The Sedition Act remains one of Malaysia's most contentious pieces of legislation. Enacted during the colonial period and retained after independence, it criminalises speech or conduct that promotes ill-will between different groups, questions the authority of the monarchy, or brings the ruler into hatred, contempt, or ridicule. Yet the practical application of these provisions, particularly in the modern age of social media and instantaneous public commentary, has created considerable legal uncertainty. Citizens and legal experts alike struggle to determine where legitimate political discourse ends and seditious speech begins.
Pua's intervention into this debate is significant because it articulates a concern many Malaysians harbour but few voice publicly. The royal institution in Malaysia occupies a unique constitutional position. The Yang di-Pertuan Agong and state rulers hold ceremonial roles under the Federal Constitution, yet they also retain certain discretionary powers and exercise considerable soft influence. When members of the royal family comment on matters of governance or policy, it creates a peculiar situation: should citizens be free to disagree, or does responding critically amount to disrespect toward the institution itself?
The distinction between criticising a policy statement made by a royal personage and showing disrespect to the monarchy as an institution has never been clearly delineated in case law or legal guidance. This ambiguity is precisely what Pua is highlighting. Under a strict interpretation of the Sedition Act, any rebuttal that a royal perceives as disrespectful could theoretically be prosecuted. Under a narrower reading aligned with democratic principles, criticism of political positions should be protected speech. The law as currently written does not resolve this tension, leaving citizens and legal practitioners in a state of uncertainty.
For Malaysian readers, particularly those engaged in online activism, journalism, or political commentary, this ambiguity has real consequences. The act of self-censorship becomes rational behaviour when the legal boundaries are unclear and the potential penalties—fines of up to 5,000 ringgit and imprisonment for up to three years—are severe. This chilling effect on speech weakens public discourse at precisely the moment when Malaysia faces complex challenges requiring robust democratic engagement and diverse perspectives.
The question also intersects with Malaysia's ongoing democratic evolution. Since the tumultuous period of 2020 and subsequent constitutional changes, there has been heightened sensitivity around statements involving the monarchy. Several high-profile cases have involved individuals prosecuted or investigated under the Sedition Act for social media posts that authorities deemed disrespectful toward the royal institution. Whether these cases represent proportionate application of the law or overreach remains contested, but they illustrate the chilling effect on public expression.
International observers and human rights organisations have repeatedly called for Malaysia to reform or repeal the Sedition Act, arguing that it is incompatible with freedom of expression standards set by international human rights treaties to which Malaysia is a signatory. The United Nations Human Rights Committee has expressed concerns about the law's breadth and its use to suppress legitimate dissent. Yet domestically, the political will for reform has been limited, with governments of various complexions defending the Act as necessary for protecting national harmony and the constitutional role of the monarchy.

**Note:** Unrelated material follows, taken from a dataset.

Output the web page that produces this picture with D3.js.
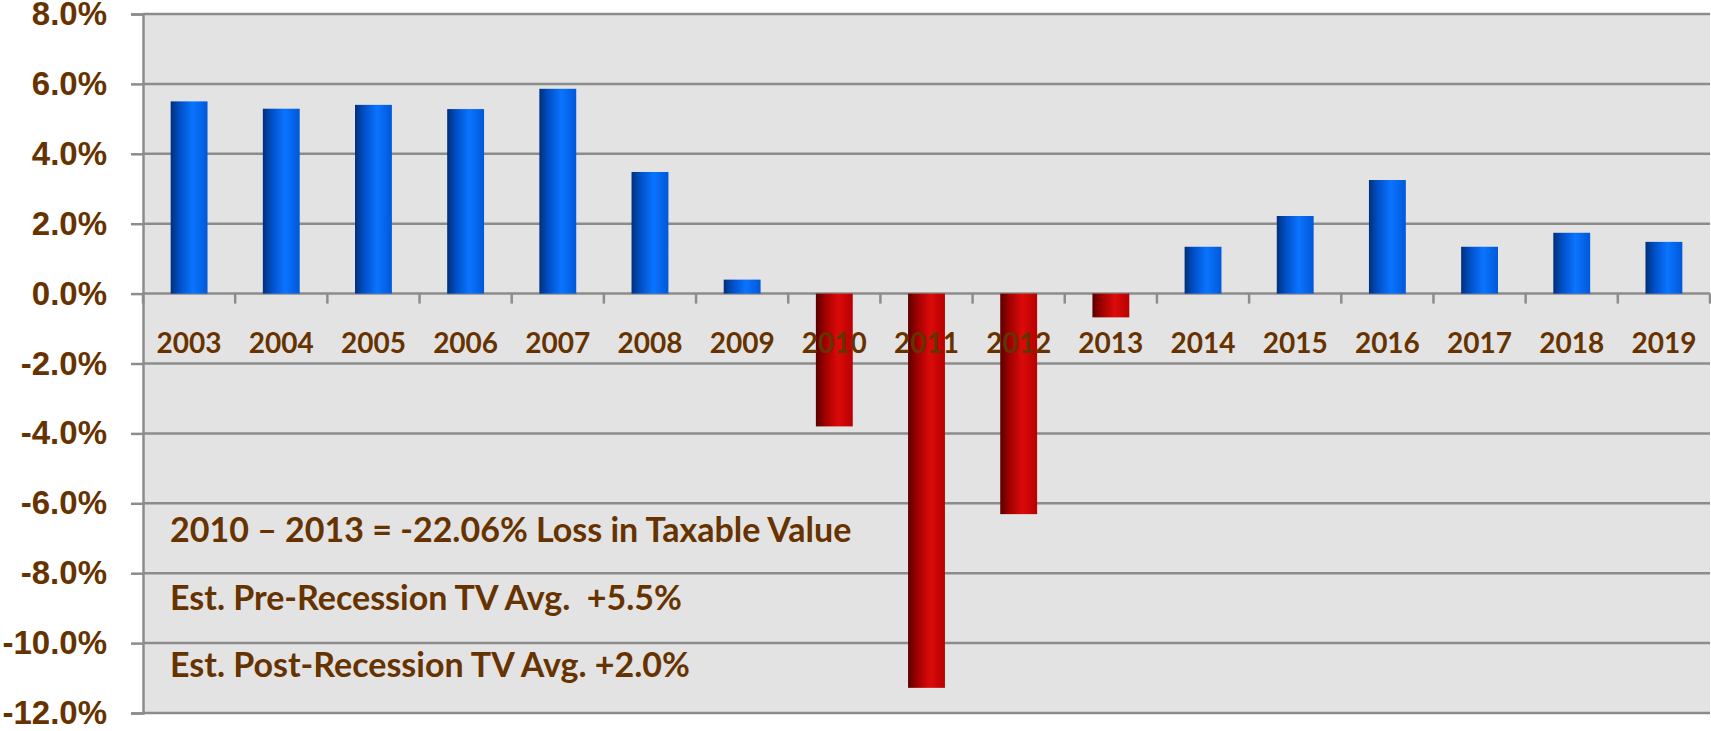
<!DOCTYPE html>
<html>
<head>
<meta charset="utf-8">
<script src="https://cdn.jsdelivr.net/npm/d3@7"></script>
<style>
  html, body { margin: 0; padding: 0; background: #fff; }
  svg { display: block; font-family: Lato, "Open Sans", sans-serif; }
</style>
</head>
<body>
<div id="chart"></div>
<script>
// Data
const years = ['2003', '2004', '2005', '2006', '2007', '2008', '2009', '2010', '2011',
    '2012', '2013', '2014', '2015', '2016', '2017', '2018', '2019'];
const changes = [5.50, 5.29, 5.40, 5.28, 5.86, 3.48, 0.40, -3.80, -11.28,
    -6.31, -0.68, 1.34, 2.22, 3.25, 1.34, 1.74, 1.48];
const yTicks = [8, 6, 4, 2, 0, -2, -4, -6, -8, -10, -12];
const notes = [
    '2010 \u2013 2013 = -22.06% Loss in Taxable Value',
    'Est. Pre-Recession TV Avg.  +5.5%',
    'Est. Post-Recession TV Avg. +2.0%'
];

const data = years.map((y, i) => ({ year: y, value: changes[i] }));

const chart = {
    totalWidth: 1711,
    totalHeight: 731,
    margin: { top: 14, bottom: 18, left: 143, right: 1 }
};
chart.width = chart.totalWidth - chart.margin.left - chart.margin.right;
chart.height = chart.totalHeight - chart.margin.top - chart.margin.bottom;

const textColor = '#663300';
const gridColor = '#8c8c8c';

const svg = d3.select('#chart')
    .append('svg')
    .attr('width', chart.totalWidth)
    .attr('height', chart.totalHeight);

// gradients for the cylinder-looking bars
const defs = svg.append('defs');
function cylinder(id, stops) {
    const grad = defs.append('linearGradient')
        .attr('id', id)
        .attr('x1', 0).attr('x2', 1).attr('y1', 0).attr('y2', 0);
    stops.forEach(s => grad.append('stop').attr('offset', s[0]).attr('stop-color', s[1]));
}
cylinder('blueBar', [[0, '#00307a'], [0.25, '#0050c8'], [0.6, '#0a74ff'], [1, '#0058d8']]);
cylinder('redBar', [[0, '#5a0000'], [0.25, '#a00000'], [0.6, '#dc0a0a'], [1, '#b80000']]);

const xScale = d3.scaleBand()
    .domain(years)
    .range([0, chart.width])
    .paddingInner(0.6)
    .paddingOuter(0.3);

const yScale = d3.scaleLinear()
    .domain([-12, 8])
    .range([chart.height, 0]);

const g = svg.append('g')
    .attr('transform', `translate(${chart.margin.left}, ${chart.margin.top})`);

// plot background
g.append('rect')
    .attr('x', 0).attr('y', 0)
    .attr('width', chart.width)
    .attr('height', chart.height)
    .attr('fill', '#e3e3e3');

// Y-axis with gridlines (plain hyphen for negatives, like the original)
const pct = d => (d < 0 ? '-' : '') + Math.abs(d).toFixed(1) + '%';
const yAxis = d3.axisLeft(yScale)
    .tickValues(yTicks)
    .tickSize(12)
    .tickPadding(24)
    .tickFormat(pct);

const yAxisG = g.append('g')
    .classed('y-axis', true)
    .call(yAxis);
yAxisG.select('.domain').attr('stroke', gridColor).attr('stroke-width', 2.5);
yAxisG.selectAll('.tick line').attr('stroke', gridColor).attr('stroke-width', 2.5);
yAxisG.selectAll('.tick text')
    .attr('fill', textColor)
    .style('font-size', '33px')
    .style('font-weight', 'bold');

g.append('g')
    .classed('grid', true)
    .selectAll('line')
    .data(yTicks)
    .join('line')
    .attr('x1', 0)
    .attr('x2', chart.width)
    .attr('y1', d => yScale(d))
    .attr('y2', d => yScale(d))
    .attr('stroke', gridColor)
    .attr('stroke-width', 2.5);

// bars
g.append('g')
    .classed('bars', true)
    .selectAll('rect')
    .data(data)
    .join('rect')
    .attr('x', d => xScale(d.year))
    .attr('width', xScale.bandwidth())
    .attr('y', d => yScale(Math.max(0, d.value)))
    .attr('height', d => Math.abs(yScale(d.value) - yScale(0)))
    .attr('fill', d => d.value >= 0 ? 'url(#blueBar)' : 'url(#redBar)');

// category ticks on the zero line
const step = xScale.step();
const start = xScale(years[0]) - xScale.paddingOuter() * step;
g.append('g')
    .classed('x-ticks', true)
    .selectAll('line')
    .data(d3.range(years.length + 1))
    .join('line')
    .attr('x1', i => start + i * step)
    .attr('x2', i => start + i * step)
    .attr('y1', yScale(0))
    .attr('y2', yScale(0) + 10)
    .attr('stroke', gridColor)
    .attr('stroke-width', 2.5);

// year labels, drawn over the bars
g.append('g')
    .classed('x-labels', true)
    .selectAll('text')
    .data(years)
    .join('text')
    .attr('x', d => xScale(d) + xScale.bandwidth() / 2)
    .attr('y', yScale(0) + 59)
    .attr('text-anchor', 'middle')
    .attr('fill', textColor)
    .style('font-size', '28px')
    .style('font-weight', 'bold')
    .text(d => d);

// annotation lines
g.append('g')
    .classed('notes', true)
    .selectAll('text')
    .data(notes)
    .join('text')
    .attr('x', 27)
    .attr('y', (d, i) => 528 + i * 67.5)
    .attr('fill', textColor)
    .style('font-size', '34px')
    .style('font-weight', 'bold')
    .style('white-space', 'pre')
    .text(d => d);
</script>
</body>
</html>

The practical challenge facing lawmakers is designing a legal framework that genuinely protects the institution of the monarchy while preserving space for citizens to engage in political argument. Other constitutional monarchies, such as the United Kingdom, Canada, and Australia, have managed this balance without sedition laws. They trust that the institution of the monarchy is sufficiently robust to withstand criticism, and that outright attacks on the person of the monarch or incitement to violence remain separately criminal through other legal mechanisms. Malaysia might learn from these examples.
Pua's question also highlights the role that former elected representatives can play in articulating legal concerns that sitting politicians may be reluctant to raise. As a vocal former parliamentarian with a background in discussing constitutional matters, Pua occupies a position where he can contribute to public legal debate without the immediate political pressures facing current office-holders. His intervention may encourage other legal scholars, judges, and policymakers to examine more carefully whether the Sedition Act's application truly reflects the intent of the law or has drifted into territory that suppresses legitimate political discourse.
Looking ahead, whether through judicial interpretation, legislative amendment, or executive guidance, Malaysia will need to clarify the boundary between acceptable political criticism and seditious speech. The current state of legal uncertainty serves neither the monarchy, which is best protected by institutions that retain genuine public respect, nor democracy, which requires confident participation by an informed citizenry unafraid of legal jeopardy for engaging in reasonable debate about matters of governance and public policy.